You can read the whole article at the above link. Below, I've copied and pasted a few passages (well, more than a few, I guess) that caught my attention.
“Wars are fought over food in the future”
Global Paradigms and the future of agriculture
The industrial agriculture production system reduces farmers (and pastoralists alike) to money seekers through food and agricultural commodity production. This has led to large mono-cultures, high levels of technical specialization and intensive use of chemicals. Its negative impacts on human health, social economical structures and on the environment were and sometimes still are not accounted for and therefore not acknowledged.
...meeting the dual challenge of achieving food security and other developmental benefits, on the one hand, and mitigating and adapting to climate change, on the other hand, requires political commitment at the highest level.
Hoffmann agrees with IAASTD that a shift towards the preservation of the multifunctional character of farming should be the aim. This will result in a knowledge-intensive sustainable way of farming. Important examples of this kind of farming are organic and low external input farming. ...Hoffmann proves to be a realistic man as he states: “There are no quick fixes possible. The key task is to transform the uniform, high-external-input-dependent model of industrial agriculture into a flexible approach of sustainable (regenerative) agricultural systems that continuously recreate the resources they use and achieve higher productivity and profitability of the system with minimal external inputs. (…) A key challenge is to considerably lift the productivity of small-scale farmers by mobilizing and empowering them to use modern methods of regenerative agriculture”.
Hoffmann stressed the importance of the development of an autonomous future perspective by national governments based on the economic strengths and weaknesses of their countries.
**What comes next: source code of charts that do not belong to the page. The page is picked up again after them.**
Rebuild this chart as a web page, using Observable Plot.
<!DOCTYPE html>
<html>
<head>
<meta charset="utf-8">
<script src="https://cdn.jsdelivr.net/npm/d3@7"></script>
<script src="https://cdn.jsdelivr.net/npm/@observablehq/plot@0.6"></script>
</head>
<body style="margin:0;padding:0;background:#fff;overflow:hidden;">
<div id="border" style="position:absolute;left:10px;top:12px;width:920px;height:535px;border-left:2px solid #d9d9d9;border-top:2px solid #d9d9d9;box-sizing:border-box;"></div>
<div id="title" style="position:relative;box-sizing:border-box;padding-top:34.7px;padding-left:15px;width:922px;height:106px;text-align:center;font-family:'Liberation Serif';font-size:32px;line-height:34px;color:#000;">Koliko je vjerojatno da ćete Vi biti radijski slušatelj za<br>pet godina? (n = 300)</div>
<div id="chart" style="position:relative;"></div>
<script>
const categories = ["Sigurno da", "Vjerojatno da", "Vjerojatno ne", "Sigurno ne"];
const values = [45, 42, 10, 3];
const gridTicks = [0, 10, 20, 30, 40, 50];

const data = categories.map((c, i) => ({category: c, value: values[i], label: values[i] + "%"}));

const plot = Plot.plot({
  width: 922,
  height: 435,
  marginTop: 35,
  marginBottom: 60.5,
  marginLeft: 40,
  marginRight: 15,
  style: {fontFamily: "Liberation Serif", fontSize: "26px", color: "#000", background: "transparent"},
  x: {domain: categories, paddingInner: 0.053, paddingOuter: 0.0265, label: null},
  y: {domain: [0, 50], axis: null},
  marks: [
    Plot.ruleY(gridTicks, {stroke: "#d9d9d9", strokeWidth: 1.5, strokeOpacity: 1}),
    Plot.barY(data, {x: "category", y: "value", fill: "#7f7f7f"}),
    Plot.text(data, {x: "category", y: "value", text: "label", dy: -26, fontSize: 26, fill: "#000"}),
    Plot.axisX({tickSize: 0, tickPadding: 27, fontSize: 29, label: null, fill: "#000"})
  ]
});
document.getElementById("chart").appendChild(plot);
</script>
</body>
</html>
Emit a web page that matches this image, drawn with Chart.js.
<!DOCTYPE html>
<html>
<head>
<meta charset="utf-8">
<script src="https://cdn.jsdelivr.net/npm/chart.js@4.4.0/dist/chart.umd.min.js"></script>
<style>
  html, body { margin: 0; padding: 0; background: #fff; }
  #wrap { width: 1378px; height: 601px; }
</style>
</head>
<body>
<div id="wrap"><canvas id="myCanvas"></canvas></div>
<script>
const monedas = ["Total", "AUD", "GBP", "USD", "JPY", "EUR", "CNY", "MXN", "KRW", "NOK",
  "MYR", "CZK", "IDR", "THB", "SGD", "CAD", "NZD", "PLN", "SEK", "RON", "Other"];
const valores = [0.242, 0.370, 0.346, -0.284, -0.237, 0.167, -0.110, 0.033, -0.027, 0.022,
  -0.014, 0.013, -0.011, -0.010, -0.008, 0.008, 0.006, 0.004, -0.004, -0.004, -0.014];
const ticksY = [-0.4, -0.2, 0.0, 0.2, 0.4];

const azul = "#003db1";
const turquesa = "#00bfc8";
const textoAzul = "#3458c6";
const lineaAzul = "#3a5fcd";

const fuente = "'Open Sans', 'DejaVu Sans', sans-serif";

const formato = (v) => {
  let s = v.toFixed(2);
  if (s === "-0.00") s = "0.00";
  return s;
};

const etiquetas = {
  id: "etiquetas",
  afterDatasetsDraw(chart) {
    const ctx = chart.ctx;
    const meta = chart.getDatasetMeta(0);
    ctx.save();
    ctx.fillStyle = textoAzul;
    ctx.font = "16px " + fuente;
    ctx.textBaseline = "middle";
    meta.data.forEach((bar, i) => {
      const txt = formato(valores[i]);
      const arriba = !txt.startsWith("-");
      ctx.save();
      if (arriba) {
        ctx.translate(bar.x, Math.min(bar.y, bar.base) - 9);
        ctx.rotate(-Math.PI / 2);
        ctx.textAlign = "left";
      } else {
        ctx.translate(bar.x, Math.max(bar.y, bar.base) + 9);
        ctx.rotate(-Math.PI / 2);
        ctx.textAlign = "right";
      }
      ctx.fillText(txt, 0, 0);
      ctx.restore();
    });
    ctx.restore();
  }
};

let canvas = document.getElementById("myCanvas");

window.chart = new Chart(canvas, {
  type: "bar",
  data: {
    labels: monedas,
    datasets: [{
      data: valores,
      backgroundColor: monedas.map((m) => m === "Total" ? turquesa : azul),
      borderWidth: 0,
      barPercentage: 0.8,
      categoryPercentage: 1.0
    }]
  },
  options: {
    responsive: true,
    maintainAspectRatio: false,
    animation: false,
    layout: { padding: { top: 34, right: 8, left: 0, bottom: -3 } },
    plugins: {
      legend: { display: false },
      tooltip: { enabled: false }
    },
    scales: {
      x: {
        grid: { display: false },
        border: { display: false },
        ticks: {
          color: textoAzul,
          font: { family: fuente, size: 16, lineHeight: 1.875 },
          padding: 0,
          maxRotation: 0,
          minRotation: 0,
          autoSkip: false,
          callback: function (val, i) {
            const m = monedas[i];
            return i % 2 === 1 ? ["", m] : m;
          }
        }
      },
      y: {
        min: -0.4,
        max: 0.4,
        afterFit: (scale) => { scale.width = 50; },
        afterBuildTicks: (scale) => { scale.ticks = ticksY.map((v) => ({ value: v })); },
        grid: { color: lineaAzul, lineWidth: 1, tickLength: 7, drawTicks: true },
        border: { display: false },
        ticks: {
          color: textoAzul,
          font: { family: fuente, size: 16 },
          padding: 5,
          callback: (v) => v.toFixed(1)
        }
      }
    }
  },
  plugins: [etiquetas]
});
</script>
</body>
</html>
He warns that if a lack of international support for this mosaic of regenerative agricultural systems should discourage national governments of developing countries, industrial agricultural systems will take over and the negative effects that those systems produce in the developed world in terms of climate change, poverty, food security will even increase.
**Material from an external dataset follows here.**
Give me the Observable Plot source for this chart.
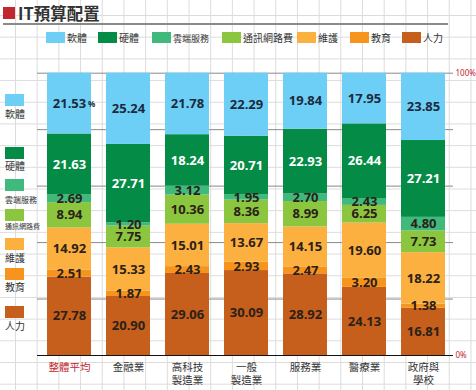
<!DOCTYPE html>
<html><head><meta charset="utf-8">
<script src="https://cdn.jsdelivr.net/npm/d3@7"></script>
<script src="https://cdn.jsdelivr.net/npm/@observablehq/plot@0.6"></script>
<style>
body{margin:0;}
#wrap{position:relative;width:476px;height:390px;overflow:hidden;background-color:#fff;
background-image:linear-gradient(to right,#dcdcdc 1px,transparent 1px),linear-gradient(to bottom,#dcdcdc 1px,transparent 1px);
background-size:21.7px 21.7px;background-position:15px 15px;font-family:"Noto Sans CJK TC","Noto Sans",sans-serif;}
.abs{position:absolute;}
.sw{position:absolute;width:19px;height:11px;}
.lb{position:absolute;color:#333;white-space:nowrap;line-height:1;transform:translateY(-50%);}
#chart{position:absolute;left:0;top:0;}
</style></head>
<body><div id="wrap"><div id="chart"></div></div>
<script>
const categories = ["整體平均","金融業","高科技\n製造業","一般\n製造業","服務業","醫療業","政府與\n學校"];
const seriesNames = ["人力","教育","維護","通訊網路費","雲端服務","硬體","軟體"]; // bottom to top
const seriesColors = ["#c65f1c","#f7941d","#fbb03f","#8cc63f","#3fb97c","#048b45","#6dcff6"];
const software = [21.53,25.24,21.78,22.29,19.84,17.95,23.85];
const hardware = [21.63,27.71,18.24,20.71,22.93,26.44,27.21];
const cloud    = [2.69,1.20,3.12,1.95,2.70,2.43,4.80];
const network  = [8.94,7.75,10.36,8.36,8.99,6.25,7.73];
const maintain = [14.92,15.33,15.01,13.67,14.15,19.60,18.22];
const education= [2.51,1.87,2.43,2.93,2.47,3.20,1.38];
const manpower = [27.78,20.90,29.06,30.09,28.92,24.13,16.81];
const yTicks = [20,40,60,80,100];

const seriesValues = {"人力":manpower,"教育":education,"維護":maintain,"通訊網路費":network,"雲端服務":cloud,"硬體":hardware,"軟體":software};
const data = [];
categories.forEach((c,i)=>seriesNames.forEach(s=>data.push({cat:c, series:s, value:seriesValues[s][i]})));

const numFont = "'Open Sans', sans-serif";
const stackOpts = {x:"cat", y:"value", z:"series", order: seriesNames};
const numText = (pred) => (d => pred(d) ? d.value.toFixed(2) : "");

const plot = Plot.plot({
  width:476, height:390,
  marginLeft:45, marginRight:29, marginTop:72.7, marginBottom:35,
  style:{background:"none", overflow:"visible"},
  x:{domain:categories, paddingInner:0.26, paddingOuter:0, axis:null},
  y:{domain:[0,100], axis:null},
  color:{domain:seriesNames, range:seriesColors},
  marks:[
    Plot.ruleY(yTicks,{stroke:"#8a8a8a", strokeWidth:1, insetLeft:-8, insetRight:-6}),
    Plot.barY(data, Plot.stackY({...stackOpts, fill:"series"})),
    Plot.text(data, Plot.stackY({...stackOpts, text:numText(d=>d.series==="軟體"), fill:"#1b2a3d", fontSize:13, fontWeight:"bold", fontFamily:numFont})),
    Plot.text(data, Plot.stackY({...stackOpts, text:numText(d=>d.series!=="軟體" && d.series!=="硬體"), fill:"#2b2118", fontSize:13, fontWeight:"bold", fontFamily:numFont})),
    Plot.text(data, Plot.stackY({...stackOpts, text:numText(d=>d.series==="硬體"), fill:"white", fontSize:13, fontWeight:"bold", fontFamily:numFont})),
    Plot.text(data, Plot.stackY({...stackOpts, text:d=>(d.series==="軟體" && d.cat===categories[0]) ? "%" : "", fill:"#1b2a3d", fontSize:8, fontWeight:"bold", dx:22, dy:1, fontFamily:numFont})),
    Plot.ruleY([0],{stroke:"#111", strokeWidth:1.2, insetLeft:-8, insetRight:-6}),
    Plot.text([100,0],{y:d=>d, frameAnchor:"right", textAnchor:"start", dx:8, text:d=>d+"%", fill:"#c1272d", fontSize:8}),
    Plot.text(categories.slice(0,1),{x:d=>d, frameAnchor:"bottom", lineAnchor:"top", dy:7, text:d=>d, fill:"#c1272d", fontSize:10.5, lineHeight:1.2, fontFamily:"Noto Sans CJK TC"}),
    Plot.text(categories.slice(1),{x:d=>d, frameAnchor:"bottom", lineAnchor:"top", dy:7, text:d=>d, fill:"#333", fontSize:10.5, lineHeight:1.2, fontFamily:"Noto Sans CJK TC"})
  ]
});
document.getElementById("chart").appendChild(plot);

const wrap = document.getElementById("wrap");
function add(html){ wrap.insertAdjacentHTML("beforeend", html); }
// title
add(`<div class="abs" style="left:3px;top:7px;width:12px;height:12px;background:#c1272d"></div>`);
add(`<div class="abs" style="left:18px;top:2px;font-size:16.5px;font-weight:bold;color:#333;line-height:22px;">IT預算配置</div>`);
add(`<div class="abs" style="left:3px;top:23px;width:445px;height:2px;background:#8a8a8a"></div>`);
// top legend (top to bottom order of stack)
const topOrder = ["軟體","硬體","雲端服務","通訊網路費","維護","教育","人力"];
const topSwX = [46,98,152,222,297,350,402];
const topFs = [10,10,9,10,10,10,10];
topOrder.forEach((s,i)=>{
  const col = seriesColors[seriesNames.indexOf(s)];
  add(`<div class="sw" style="left:${topSwX[i]}px;top:32px;background:${col}"></div>`);
  add(`<div class="lb" style="left:${topSwX[i]+21}px;top:38px;font-size:${topFs[i]}px">${s}</div>`);
});
// left legend
const leftSwY = [94,147,179,209,238,268,306];
const leftLbY = [114,166,200,226,258,287,326];
const leftFs = [10,10,8,7,10,10,10];
topOrder.forEach((s,i)=>{
  const col = seriesColors[seriesNames.indexOf(s)];
  add(`<div class="sw" style="left:5px;top:${leftSwY[i]}px;height:12px;background:${col}"></div>`);
  add(`<div class="lb" style="left:5px;top:${leftLbY[i]}px;font-size:${leftFs[i]}px">${s}</div>`);
});
</script></body></html>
Sustainability needs a pro-active agenda with a clear concept and a plan that would be much more successful. “Africa has listened too long to the World Bank”, says Hoffmann, “and now the levels of production are lower than a few decades ago. All developing countries need to focus on national food security. Vietnam for example did a really good job... These successful cases depend on a government with a comprehensive strategy and the guts to choose long lasting solutions.”
Small scale farming lobby
Talking about the heartfelt necessity for change and the rather grim perspective of disaster transition management Hoffmann stresses the importance of a professional lobby. The shift from a technical, chemical and capital intensive agro-industrial system to a sustainable multifunctional agricultural system is one that will evoke a lot of resistance from the vested interests. These interests are thriving because of the perverse financial mechanisms that support it.
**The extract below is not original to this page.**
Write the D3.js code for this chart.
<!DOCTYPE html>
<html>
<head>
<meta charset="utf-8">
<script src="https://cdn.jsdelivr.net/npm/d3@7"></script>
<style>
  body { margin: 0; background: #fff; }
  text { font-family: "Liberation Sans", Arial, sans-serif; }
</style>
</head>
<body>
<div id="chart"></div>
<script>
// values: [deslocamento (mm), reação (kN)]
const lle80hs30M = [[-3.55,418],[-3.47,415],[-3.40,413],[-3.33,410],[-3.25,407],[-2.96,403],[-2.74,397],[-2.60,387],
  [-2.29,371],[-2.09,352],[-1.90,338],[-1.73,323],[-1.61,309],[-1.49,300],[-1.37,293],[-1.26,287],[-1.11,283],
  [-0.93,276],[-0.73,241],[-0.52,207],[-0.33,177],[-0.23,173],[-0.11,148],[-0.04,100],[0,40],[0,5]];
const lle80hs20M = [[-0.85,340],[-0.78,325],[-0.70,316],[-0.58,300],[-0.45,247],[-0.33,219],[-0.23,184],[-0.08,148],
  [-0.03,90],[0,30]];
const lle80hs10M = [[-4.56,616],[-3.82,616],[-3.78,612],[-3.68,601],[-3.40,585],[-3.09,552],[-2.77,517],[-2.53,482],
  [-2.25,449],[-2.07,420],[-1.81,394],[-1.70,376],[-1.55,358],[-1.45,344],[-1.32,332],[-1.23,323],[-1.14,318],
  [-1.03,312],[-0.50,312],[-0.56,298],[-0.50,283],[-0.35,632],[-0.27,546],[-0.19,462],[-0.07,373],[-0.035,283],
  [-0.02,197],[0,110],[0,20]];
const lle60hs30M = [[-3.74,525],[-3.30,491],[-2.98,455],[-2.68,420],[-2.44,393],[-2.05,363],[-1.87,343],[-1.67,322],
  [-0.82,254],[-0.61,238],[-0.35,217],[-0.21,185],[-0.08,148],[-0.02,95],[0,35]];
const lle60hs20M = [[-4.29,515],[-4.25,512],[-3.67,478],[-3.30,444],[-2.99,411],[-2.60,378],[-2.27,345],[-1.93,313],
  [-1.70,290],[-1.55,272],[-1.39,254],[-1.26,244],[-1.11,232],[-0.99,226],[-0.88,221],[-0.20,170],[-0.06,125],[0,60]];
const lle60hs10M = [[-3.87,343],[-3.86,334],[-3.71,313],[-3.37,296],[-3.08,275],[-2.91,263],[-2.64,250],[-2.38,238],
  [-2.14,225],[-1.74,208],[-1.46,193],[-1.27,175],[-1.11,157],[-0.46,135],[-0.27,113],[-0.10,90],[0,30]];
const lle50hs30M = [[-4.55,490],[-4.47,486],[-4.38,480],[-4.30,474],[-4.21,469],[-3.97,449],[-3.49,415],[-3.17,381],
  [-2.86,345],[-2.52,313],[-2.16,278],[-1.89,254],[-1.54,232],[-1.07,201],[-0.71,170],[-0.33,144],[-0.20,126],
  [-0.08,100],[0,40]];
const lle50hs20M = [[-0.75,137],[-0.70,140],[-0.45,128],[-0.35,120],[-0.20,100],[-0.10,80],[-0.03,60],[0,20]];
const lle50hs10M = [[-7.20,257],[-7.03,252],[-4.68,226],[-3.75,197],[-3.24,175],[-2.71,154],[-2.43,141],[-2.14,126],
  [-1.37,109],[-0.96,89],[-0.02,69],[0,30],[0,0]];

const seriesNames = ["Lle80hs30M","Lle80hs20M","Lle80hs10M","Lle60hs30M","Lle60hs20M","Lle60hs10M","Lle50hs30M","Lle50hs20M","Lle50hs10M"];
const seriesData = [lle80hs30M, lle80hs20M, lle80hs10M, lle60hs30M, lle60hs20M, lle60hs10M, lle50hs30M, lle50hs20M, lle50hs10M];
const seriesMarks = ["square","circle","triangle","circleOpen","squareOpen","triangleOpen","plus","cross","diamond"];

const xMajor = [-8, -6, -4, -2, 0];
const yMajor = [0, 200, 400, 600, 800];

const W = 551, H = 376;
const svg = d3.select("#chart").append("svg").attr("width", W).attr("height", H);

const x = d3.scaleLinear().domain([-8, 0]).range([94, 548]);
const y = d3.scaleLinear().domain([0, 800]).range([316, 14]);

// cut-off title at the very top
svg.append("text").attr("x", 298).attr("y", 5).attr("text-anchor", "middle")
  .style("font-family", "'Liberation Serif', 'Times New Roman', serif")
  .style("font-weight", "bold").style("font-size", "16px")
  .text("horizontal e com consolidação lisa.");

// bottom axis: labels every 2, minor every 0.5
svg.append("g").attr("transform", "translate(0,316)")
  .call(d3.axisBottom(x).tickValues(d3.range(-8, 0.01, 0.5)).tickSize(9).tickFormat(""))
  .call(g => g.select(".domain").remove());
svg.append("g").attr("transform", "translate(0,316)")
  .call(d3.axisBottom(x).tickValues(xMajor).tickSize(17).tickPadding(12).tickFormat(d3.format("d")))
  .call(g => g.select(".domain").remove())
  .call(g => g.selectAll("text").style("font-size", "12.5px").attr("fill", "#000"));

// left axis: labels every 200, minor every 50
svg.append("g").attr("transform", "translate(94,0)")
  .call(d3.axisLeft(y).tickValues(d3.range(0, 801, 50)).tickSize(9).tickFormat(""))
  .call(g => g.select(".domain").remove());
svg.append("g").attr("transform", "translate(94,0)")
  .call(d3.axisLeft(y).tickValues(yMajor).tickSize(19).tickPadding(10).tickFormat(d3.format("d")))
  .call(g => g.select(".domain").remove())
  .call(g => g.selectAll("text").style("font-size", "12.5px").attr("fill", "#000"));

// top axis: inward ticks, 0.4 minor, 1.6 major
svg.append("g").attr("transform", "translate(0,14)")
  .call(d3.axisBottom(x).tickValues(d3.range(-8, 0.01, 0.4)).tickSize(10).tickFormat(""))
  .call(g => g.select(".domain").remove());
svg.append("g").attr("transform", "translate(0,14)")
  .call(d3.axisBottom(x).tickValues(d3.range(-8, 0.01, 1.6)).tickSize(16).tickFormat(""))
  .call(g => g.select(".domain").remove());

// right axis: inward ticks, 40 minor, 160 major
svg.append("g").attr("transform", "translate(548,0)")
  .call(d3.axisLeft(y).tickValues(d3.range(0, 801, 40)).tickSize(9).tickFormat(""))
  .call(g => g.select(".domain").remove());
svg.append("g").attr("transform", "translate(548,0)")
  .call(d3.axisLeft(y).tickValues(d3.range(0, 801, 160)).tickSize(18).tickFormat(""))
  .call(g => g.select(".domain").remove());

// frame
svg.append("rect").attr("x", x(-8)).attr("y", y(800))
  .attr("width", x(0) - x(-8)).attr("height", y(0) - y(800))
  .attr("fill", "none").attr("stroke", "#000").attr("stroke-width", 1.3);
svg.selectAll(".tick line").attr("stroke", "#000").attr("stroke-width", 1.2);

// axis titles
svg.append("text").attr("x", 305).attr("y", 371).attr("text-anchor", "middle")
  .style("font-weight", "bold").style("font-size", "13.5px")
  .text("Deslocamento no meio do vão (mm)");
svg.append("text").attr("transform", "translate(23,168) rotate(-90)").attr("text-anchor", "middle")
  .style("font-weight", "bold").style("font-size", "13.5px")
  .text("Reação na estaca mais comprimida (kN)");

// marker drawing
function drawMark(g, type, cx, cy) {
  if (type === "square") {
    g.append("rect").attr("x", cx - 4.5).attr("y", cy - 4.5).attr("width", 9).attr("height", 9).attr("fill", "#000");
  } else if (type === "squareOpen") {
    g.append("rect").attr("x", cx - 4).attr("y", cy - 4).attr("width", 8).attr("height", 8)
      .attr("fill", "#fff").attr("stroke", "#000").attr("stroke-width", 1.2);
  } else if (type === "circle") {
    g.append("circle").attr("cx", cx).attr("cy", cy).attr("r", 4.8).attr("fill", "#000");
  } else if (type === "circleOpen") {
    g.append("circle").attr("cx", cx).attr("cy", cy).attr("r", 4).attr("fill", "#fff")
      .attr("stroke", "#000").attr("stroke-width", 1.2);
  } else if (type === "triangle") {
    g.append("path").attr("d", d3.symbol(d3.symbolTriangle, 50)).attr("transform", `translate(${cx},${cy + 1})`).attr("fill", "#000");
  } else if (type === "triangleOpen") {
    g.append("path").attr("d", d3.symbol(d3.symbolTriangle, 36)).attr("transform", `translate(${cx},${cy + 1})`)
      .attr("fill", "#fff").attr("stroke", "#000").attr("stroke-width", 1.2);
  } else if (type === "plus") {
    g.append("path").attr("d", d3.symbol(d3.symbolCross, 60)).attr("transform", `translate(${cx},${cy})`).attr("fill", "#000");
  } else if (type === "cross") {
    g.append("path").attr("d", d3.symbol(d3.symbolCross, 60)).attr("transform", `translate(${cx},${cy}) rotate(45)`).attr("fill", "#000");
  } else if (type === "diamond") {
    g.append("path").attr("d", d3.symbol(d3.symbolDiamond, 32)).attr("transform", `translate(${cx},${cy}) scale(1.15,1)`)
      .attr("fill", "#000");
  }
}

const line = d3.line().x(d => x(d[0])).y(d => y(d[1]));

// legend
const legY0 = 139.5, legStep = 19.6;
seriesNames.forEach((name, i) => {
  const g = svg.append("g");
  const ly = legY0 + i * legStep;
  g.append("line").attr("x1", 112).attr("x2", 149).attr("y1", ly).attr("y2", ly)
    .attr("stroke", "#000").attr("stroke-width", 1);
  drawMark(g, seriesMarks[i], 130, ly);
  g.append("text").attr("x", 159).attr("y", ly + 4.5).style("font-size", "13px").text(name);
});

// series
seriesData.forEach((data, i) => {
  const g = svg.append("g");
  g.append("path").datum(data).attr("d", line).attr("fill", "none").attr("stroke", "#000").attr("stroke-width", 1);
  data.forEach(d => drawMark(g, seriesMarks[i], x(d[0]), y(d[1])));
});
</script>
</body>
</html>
Just like Olivier de Schutter, Ulrich Hoffmann stresses the importance of organizations of small-scale family farmers and their advocates, like Via Campesina and the AgriCultures Network. “The fact that sustainable family farming organizations have not got a string and institutionalized lobby behind them, marginalizes them in national and international debates...."
The downward spiral can be stopped when developing countries take the lead. They should no longer look at the international community but should start developing pockets of restructuring in their own countries. Hoffmann thinks these pockets should concentrate on creating an enabling environment. This asks for investments not in international value chains but in education, infrastructure (to get products to the markets), electricity (to get manufacturing up and going) and e.g. micro credit to facilitate multi-functional agriculture. While the international debate continues and blueprints are developed and re-developed, the economically sound and resilient pockets will grow and shape an independent future for the countries concerned.
For the most part, I agree with what is being said here, and I do think government has a role to play...but, in my opinion, it is particularly important that farmers take the lead in creating sustainability, not governments. The role of government should be to enable citizens to act in their own best interest, rather than trying to legislate the sustainable system into existence. Sustainable systems will differ according to place and people. Government needs to, more or less, stand by and let it happen. The role of aid organization should be similar, i.e. not to transfer any particular system, or to set goals based on some static notion of 'sustainability,' but to support development of the system from the ground up.
Furthermore, governments need to stop supporting industry and a globalized food system that is led by profit. If profit is the goal, then that is the measure of success, not whether or not people get fed. Communities, on the other hand, have a fundamental interest in keeping everyone fed. That there are cases where the ability to do this has been undermined is unavoidable, of course, but those sorts of things need to be understood on a case-by-case basis.
Lastly, in developing countries, I think so much of what farmers need is access to information. My recent experience in Senegal with urban farmers tells me they are hungry for information....it should be up to them how they use that information to improve their production in ways most relevant to their social and economic situations.